== YOUR OBJECTIVE ==
Retype each line of the material exactly, please, skipping any picture in it.

== DATA SEGMENT ==
______

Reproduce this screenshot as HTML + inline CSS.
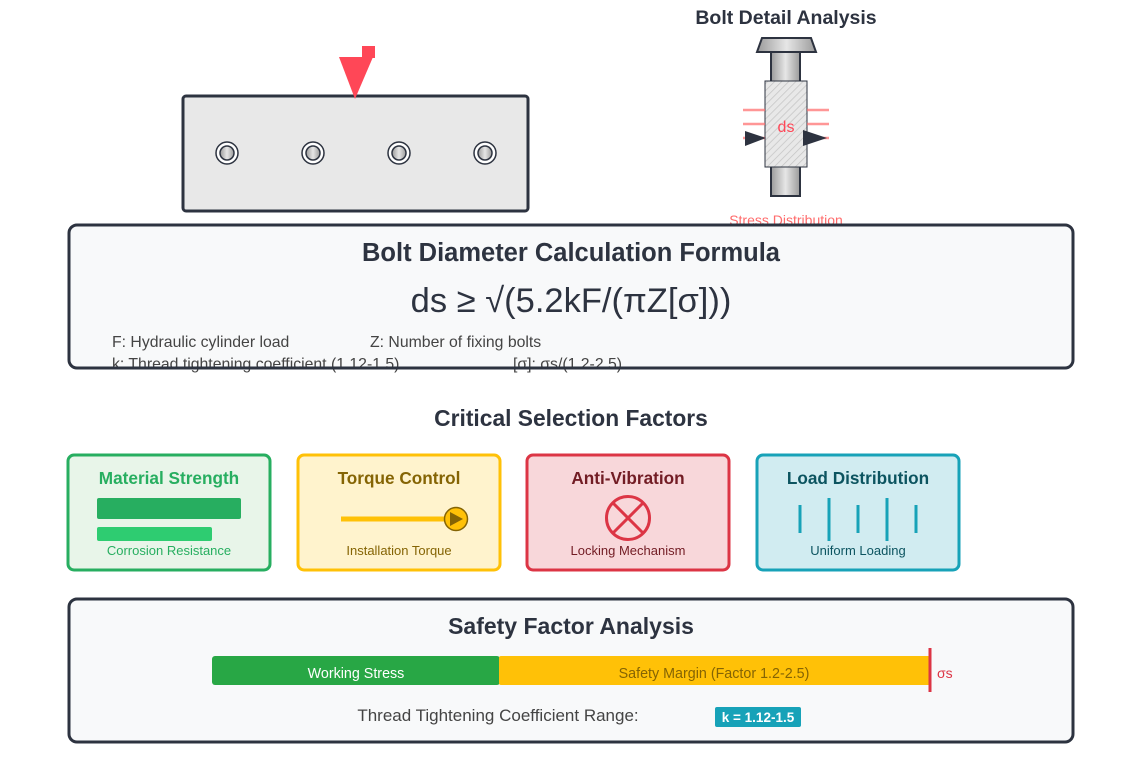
<!DOCTYPE html>
<html><head><meta charset="utf-8"><style>html,body{margin:0;padding:0;background:#fff}svg{display:block}text{font-family:"Liberation Sans",Arial,sans-serif}</style></head>
<body>
<svg width="1140" height="767" viewBox="0 0 1140 767" xmlns="http://www.w3.org/2000/svg">
<defs>
<linearGradient id="g" x1="0" x2="1" y1="0" y2="0"><stop offset="0" stop-color="#9a9a9a"/><stop offset="0.5" stop-color="#e6e6e6"/><stop offset="1" stop-color="#9a9a9a"/></linearGradient>
<pattern id="h" width="5" height="5" patternUnits="userSpaceOnUse" patternTransform="rotate(45)"><rect width="5" height="5" fill="#e8e8e8"/><line x1="0" y1="0" x2="0" y2="5" stroke="#c4c4c4" stroke-width="1.5"/></pattern>
</defs>
<rect x="183" y="96" width="345" height="115" rx="3" fill="#e8e8e8" stroke="#2d3340" stroke-width="3"/>
<g stroke="#2d3340" stroke-width="1.5">
<circle cx="227" cy="153" r="11" fill="#fff"/><circle cx="227" cy="153" r="7" fill="url(#g)"/>
<circle cx="313" cy="153" r="11" fill="#fff"/><circle cx="313" cy="153" r="7" fill="url(#g)"/>
<circle cx="399" cy="153" r="11" fill="#fff"/><circle cx="399" cy="153" r="7" fill="url(#g)"/>
<circle cx="485" cy="153" r="11" fill="#fff"/><circle cx="485" cy="153" r="7" fill="url(#g)"/>
</g>
<rect x="362" y="46" width="13" height="12" fill="#ff4757"/>
<polygon points="339,57 373,57 355,99" fill="#ff4757"/>
<text x="786" y="24" text-anchor="middle" font-size="19.5" font-weight="bold" fill="#2d3340">Bolt Detail Analysis</text>
<polygon points="762,38 811,38 816,52 757,52" fill="url(#g)" stroke="#2d3340" stroke-width="2"/>
<rect x="771" y="52" width="29" height="144" fill="url(#g)" stroke="#2d3340" stroke-width="2"/>
<rect x="765" y="81" width="42" height="86" fill="url(#h)" stroke="#2d3340" stroke-width="1"/>
<g stroke="#ff6b6b" stroke-width="2.5" opacity="0.7">
<line x1="743" y1="110" x2="765" y2="110"/><line x1="743" y1="124" x2="765" y2="124"/><line x1="743" y1="138" x2="765" y2="138"/>
<line x1="807" y1="110" x2="829" y2="110"/><line x1="807" y1="124" x2="829" y2="124"/><line x1="807" y1="138" x2="829" y2="138"/>
</g>
<polygon points="745,131 745,146 766,138" fill="#2d3340"/>
<polygon points="803,130 803,146 827,138" fill="#2d3340"/>
<text x="786" y="132" text-anchor="middle" font-size="16" fill="#ff4757">ds</text>
<text x="786" y="225" text-anchor="middle" font-size="14" fill="#ff6b6b">Stress Distribution</text>
<rect x="69" y="225" width="1004" height="143" rx="8" fill="#f8f9fa" stroke="#2d3340" stroke-width="3"/>
<text x="571" y="261" text-anchor="middle" font-size="25.5" font-weight="bold" fill="#2d3340">Bolt Diameter Calculation Formula</text>
<text x="571" y="312" text-anchor="middle" font-size="34.5" fill="#2d3340">ds ≥ √(5.2kF/(πZ[σ]))</text>
<text x="112" y="347" font-size="15.8" fill="#444">F: Hydraulic cylinder load</text>
<text x="370" y="347" font-size="15.8" fill="#444">Z: Number of fixing bolts</text>
<text x="112" y="369" font-size="15.8" fill="#444">k: Thread tightening coefficient (1.12-1.5)</text>
<text x="513" y="369" font-size="15.8" fill="#444">[σ]: σs/(1.2-2.5)</text>
<line x1="80" y1="368" x2="1062" y2="368" stroke="#2d3340" stroke-width="3"/>
<text x="571" y="426" text-anchor="middle" font-size="22.8" font-weight="bold" fill="#2d3340">Critical Selection Factors</text>
<rect x="68" y="455" width="202" height="115" rx="6" fill="#e8f5e9" stroke="#27ae60" stroke-width="3"/>
<text x="169" y="484" text-anchor="middle" font-size="17.2" font-weight="bold" fill="#27ae60">Material Strength</text>
<rect x="97" y="498" width="144" height="21" rx="2" fill="#27ae60"/>
<rect x="97" y="527" width="115" height="14" rx="2" fill="#2ecc71"/>
<text x="169" y="555" text-anchor="middle" font-size="13" fill="#27ae60">Corrosion Resistance</text>
<rect x="298" y="455" width="202" height="115" rx="6" fill="#fff3cd" stroke="#ffc107" stroke-width="3"/>
<text x="399" y="484" text-anchor="middle" font-size="17.2" font-weight="bold" fill="#856404">Torque Control</text>
<line x1="341" y1="519" x2="450" y2="519" stroke="#ffc107" stroke-width="5"/>
<circle cx="456" cy="519" r="11.5" fill="#ffc107" stroke="#856404" stroke-width="1.5"/>
<polygon points="450,512 450,526 463,519" fill="#856404"/>
<text x="399" y="555" text-anchor="middle" font-size="13" fill="#856404">Installation Torque</text>
<rect x="527" y="455" width="202" height="115" rx="6" fill="#f8d7da" stroke="#dc3545" stroke-width="3"/>
<text x="628" y="484" text-anchor="middle" font-size="17.2" font-weight="bold" fill="#721c24">Anti-Vibration</text>
<circle cx="628" cy="518" r="21.5" fill="none" stroke="#dc3545" stroke-width="3"/>
<line x1="613" y1="503" x2="643" y2="533" stroke="#dc3545" stroke-width="3"/>
<line x1="643" y1="503" x2="613" y2="533" stroke="#dc3545" stroke-width="3"/>
<text x="628" y="555" text-anchor="middle" font-size="13" fill="#721c24">Locking Mechanism</text>
<rect x="757" y="455" width="202" height="115" rx="6" fill="#d1ecf1" stroke="#17a2b8" stroke-width="3"/>
<text x="858" y="484" text-anchor="middle" font-size="17.2" font-weight="bold" fill="#0c5460">Load Distribution</text>
<g stroke="#17a2b8" stroke-width="3">
<line x1="800" y1="505" x2="800" y2="533"/><line x1="829" y1="498" x2="829" y2="541"/><line x1="858" y1="505" x2="858" y2="533"/><line x1="887" y1="498" x2="887" y2="541"/><line x1="916" y1="505" x2="916" y2="533"/>
</g>
<text x="858" y="555" text-anchor="middle" font-size="13" fill="#0c5460">Uniform Loading</text>
<rect x="69" y="599" width="1004" height="143" rx="8" fill="#f8f9fa" stroke="#2d3340" stroke-width="3"/>
<text x="571" y="634" text-anchor="middle" font-size="23" font-weight="bold" fill="#2d3340">Safety Factor Analysis</text>
<rect x="212" y="656" width="288" height="29" rx="3" fill="#28a745"/>
<rect x="499" y="656" width="431" height="29" rx="2" fill="#ffc107"/>
<line x1="930" y1="648" x2="930" y2="692" stroke="#dc3545" stroke-width="3"/>
<text x="356" y="678" text-anchor="middle" font-size="14.3" fill="#fff">Working Stress</text>
<text x="714" y="678" text-anchor="middle" font-size="14.3" fill="#856404">Safety Margin (Factor 1.2-2.5)</text>
<text x="937" y="678" font-size="14" fill="#dc3545">σs</text>
<text x="498" y="721" text-anchor="middle" font-size="17" fill="#444">Thread Tightening Coefficient Range:</text>
<rect x="715" y="707" width="86" height="20" rx="2" fill="#17a2b8"/>
<text x="758" y="722" text-anchor="middle" font-size="13.5" font-weight="bold" fill="#fff">k = 1.12-1.5</text>
</svg>
</body></html>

______

== THE REPLY ==
Reproduce this screenshot as HTML + inline CSS.
<!DOCTYPE html>
<html><head><meta charset="utf-8"><style>html,body{margin:0;padding:0;background:#fff}svg{display:block}text{font-family:"Liberation Sans",Arial,sans-serif}</style></head>
<body>
<svg width="1140" height="767" viewBox="0 0 1140 767" xmlns="http://www.w3.org/2000/svg">
<defs>
<linearGradient id="g" x1="0" x2="1" y1="0" y2="0"><stop offset="0" stop-color="#9a9a9a"/><stop offset="0.5" stop-color="#e6e6e6"/><stop offset="1" stop-color="#9a9a9a"/></linearGradient>
<pattern id="h" width="5" height="5" patternUnits="userSpaceOnUse" patternTransform="rotate(45)"><rect width="5" height="5" fill="#e8e8e8"/><line x1="0" y1="0" x2="0" y2="5" stroke="#c4c4c4" stroke-width="1.5"/></pattern>
</defs>
<rect x="183" y="96" width="345" height="115" rx="3" fill="#e8e8e8" stroke="#2d3340" stroke-width="3"/>
<g stroke="#2d3340" stroke-width="1.5">
<circle cx="227" cy="153" r="11" fill="#fff"/><circle cx="227" cy="153" r="7" fill="url(#g)"/>
<circle cx="313" cy="153" r="11" fill="#fff"/><circle cx="313" cy="153" r="7" fill="url(#g)"/>
<circle cx="399" cy="153" r="11" fill="#fff"/><circle cx="399" cy="153" r="7" fill="url(#g)"/>
<circle cx="485" cy="153" r="11" fill="#fff"/><circle cx="485" cy="153" r="7" fill="url(#g)"/>
</g>
<rect x="362" y="46" width="13" height="12" fill="#ff4757"/>
<polygon points="339,57 373,57 355,99" fill="#ff4757"/>
<text x="786" y="24" text-anchor="middle" font-size="19.5" font-weight="bold" fill="#2d3340">Bolt Detail Analysis</text>
<polygon points="762,38 811,38 816,52 757,52" fill="url(#g)" stroke="#2d3340" stroke-width="2"/>
<rect x="771" y="52" width="29" height="144" fill="url(#g)" stroke="#2d3340" stroke-width="2"/>
<rect x="765" y="81" width="42" height="86" fill="url(#h)" stroke="#2d3340" stroke-width="1"/>
<g stroke="#ff6b6b" stroke-width="2.5" opacity="0.7">
<line x1="743" y1="110" x2="765" y2="110"/><line x1="743" y1="124" x2="765" y2="124"/><line x1="743" y1="138" x2="765" y2="138"/>
<line x1="807" y1="110" x2="829" y2="110"/><line x1="807" y1="124" x2="829" y2="124"/><line x1="807" y1="138" x2="829" y2="138"/>
</g>
<polygon points="745,131 745,146 766,138" fill="#2d3340"/>
<polygon points="803,130 803,146 827,138" fill="#2d3340"/>
<text x="786" y="132" text-anchor="middle" font-size="16" fill="#ff4757">ds</text>
<text x="786" y="225" text-anchor="middle" font-size="14" fill="#ff6b6b">Stress Distribution</text>
<rect x="69" y="225" width="1004" height="143" rx="8" fill="#f8f9fa" stroke="#2d3340" stroke-width="3"/>
<text x="571" y="261" text-anchor="middle" font-size="25.5" font-weight="bold" fill="#2d3340">Bolt Diameter Calculation Formula</text>
<text x="571" y="312" text-anchor="middle" font-size="34.5" fill="#2d3340">ds ≥ √(5.2kF/(πZ[σ]))</text>
<text x="112" y="347" font-size="15.8" fill="#444">F: Hydraulic cylinder load</text>
<text x="370" y="347" font-size="15.8" fill="#444">Z: Number of fixing bolts</text>
<text x="112" y="369" font-size="15.8" fill="#444">k: Thread tightening coefficient (1.12-1.5)</text>
<text x="513" y="369" font-size="15.8" fill="#444">[σ]: σs/(1.2-2.5)</text>
<line x1="80" y1="368" x2="1062" y2="368" stroke="#2d3340" stroke-width="3"/>
<text x="571" y="426" text-anchor="middle" font-size="22.8" font-weight="bold" fill="#2d3340">Critical Selection Factors</text>
<rect x="68" y="455" width="202" height="115" rx="6" fill="#e8f5e9" stroke="#27ae60" stroke-width="3"/>
<text x="169" y="484" text-anchor="middle" font-size="17.2" font-weight="bold" fill="#27ae60">Material Strength</text>
<rect x="97" y="498" width="144" height="21" rx="2" fill="#27ae60"/>
<rect x="97" y="527" width="115" height="14" rx="2" fill="#2ecc71"/>
<text x="169" y="555" text-anchor="middle" font-size="13" fill="#27ae60">Corrosion Resistance</text>
<rect x="298" y="455" width="202" height="115" rx="6" fill="#fff3cd" stroke="#ffc107" stroke-width="3"/>
<text x="399" y="484" text-anchor="middle" font-size="17.2" font-weight="bold" fill="#856404">Torque Control</text>
<line x1="341" y1="519" x2="450" y2="519" stroke="#ffc107" stroke-width="5"/>
<circle cx="456" cy="519" r="11.5" fill="#ffc107" stroke="#856404" stroke-width="1.5"/>
<polygon points="450,512 450,526 463,519" fill="#856404"/>
<text x="399" y="555" text-anchor="middle" font-size="13" fill="#856404">Installation Torque</text>
<rect x="527" y="455" width="202" height="115" rx="6" fill="#f8d7da" stroke="#dc3545" stroke-width="3"/>
<text x="628" y="484" text-anchor="middle" font-size="17.2" font-weight="bold" fill="#721c24">Anti-Vibration</text>
<circle cx="628" cy="518" r="21.5" fill="none" stroke="#dc3545" stroke-width="3"/>
<line x1="613" y1="503" x2="643" y2="533" stroke="#dc3545" stroke-width="3"/>
<line x1="643" y1="503" x2="613" y2="533" stroke="#dc3545" stroke-width="3"/>
<text x="628" y="555" text-anchor="middle" font-size="13" fill="#721c24">Locking Mechanism</text>
<rect x="757" y="455" width="202" height="115" rx="6" fill="#d1ecf1" stroke="#17a2b8" stroke-width="3"/>
<text x="858" y="484" text-anchor="middle" font-size="17.2" font-weight="bold" fill="#0c5460">Load Distribution</text>
<g stroke="#17a2b8" stroke-width="3">
<line x1="800" y1="505" x2="800" y2="533"/><line x1="829" y1="498" x2="829" y2="541"/><line x1="858" y1="505" x2="858" y2="533"/><line x1="887" y1="498" x2="887" y2="541"/><line x1="916" y1="505" x2="916" y2="533"/>
</g>
<text x="858" y="555" text-anchor="middle" font-size="13" fill="#0c5460">Uniform Loading</text>
<rect x="69" y="599" width="1004" height="143" rx="8" fill="#f8f9fa" stroke="#2d3340" stroke-width="3"/>
<text x="571" y="634" text-anchor="middle" font-size="23" font-weight="bold" fill="#2d3340">Safety Factor Analysis</text>
<rect x="212" y="656" width="288" height="29" rx="3" fill="#28a745"/>
<rect x="499" y="656" width="431" height="29" rx="2" fill="#ffc107"/>
<line x1="930" y1="648" x2="930" y2="692" stroke="#dc3545" stroke-width="3"/>
<text x="356" y="678" text-anchor="middle" font-size="14.3" fill="#fff">Working Stress</text>
<text x="714" y="678" text-anchor="middle" font-size="14.3" fill="#856404">Safety Margin (Factor 1.2-2.5)</text>
<text x="937" y="678" font-size="14" fill="#dc3545">σs</text>
<text x="498" y="721" text-anchor="middle" font-size="17" fill="#444">Thread Tightening Coefficient Range:</text>
<rect x="715" y="707" width="86" height="20" rx="2" fill="#17a2b8"/>
<text x="758" y="722" text-anchor="middle" font-size="13.5" font-weight="bold" fill="#fff">k = 1.12-1.5</text>
</svg>
</body></html>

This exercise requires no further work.